I'm comparing the convenience of dplyr
vs. data.table
in working within loops and functions.
For this, I'm trying to modify the code snippets used in this post: data.table vs dplyr: can one do something well the other can't or does poorly? so that, instead of hard-coded dataset variables names ("cut" and "price" variables of "diamonds" dataset), they become dataset-agnostic, i.e. cut-n-paste ready for the use inside any function or a loop (when we don't know column names in advance and need to access them by column number).
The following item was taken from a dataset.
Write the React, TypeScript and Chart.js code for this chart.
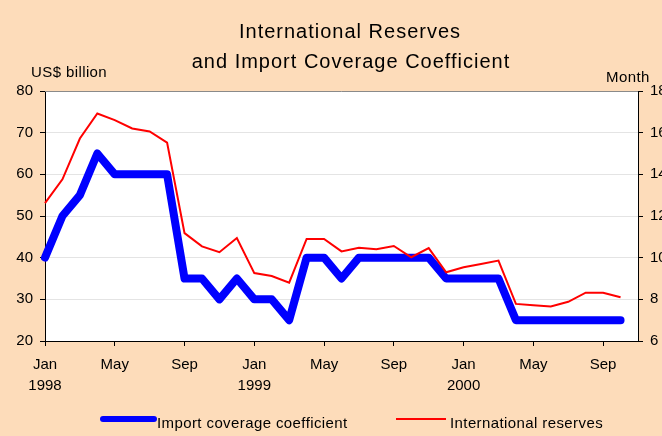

This is the original code:
tbl = diamonds
tbl %>%
filter(cut != "Fair") %>%
group_by(cut) %>%
summarize(
AvgPrice = mean(price)
)
I need to rewrite it so that I can use the same code in a loop like this one:
for(nVarGroup in 2:4) # Grouped by possible categorical values...
for(nVarMeans in 5:10) { # ... get means of all parameters
}
I've done it for data.table
as shown here: How to use data.table within functions and loops?.
I'm struggling however to do the same for dplyr
.
These links were recommended to resolve the problem: dplyr: How to use group_by inside a function?, https://cran.r-project.org/web/packages/dplyr/vignettes/nse.html.
However, while providing solution to group_by(strVarGroup)
line below, they do not not seem to provide solution to qGroup=quote(get(strVarGroup) %in% strGroupConditions)
line.
nVarGroup = 2 #"cut"
nVarMeans = 7 #"price"
strVarGroup = names(dt)[nVarGroup]
strVarMeans = names(dt)[nVarMeans]
qAction=quote(mean(strVarMeans))
strGroupConditions = levels(dt[[nVarGroup]])[-1] # "Good" "Very Good" "Premium" "Ideal"
qGroup=quote(get(strVarGroup) %in% strGroupConditions)
### DOES NOT WORK ###
tbl %>%
filter(eval(qGroup)) %>%
group_by(strVarGroup) %>%
summarize(
AvgPrice = eval(qAction),
)
### END: DOES NOT WORK ###
Any additional links or ideas to help?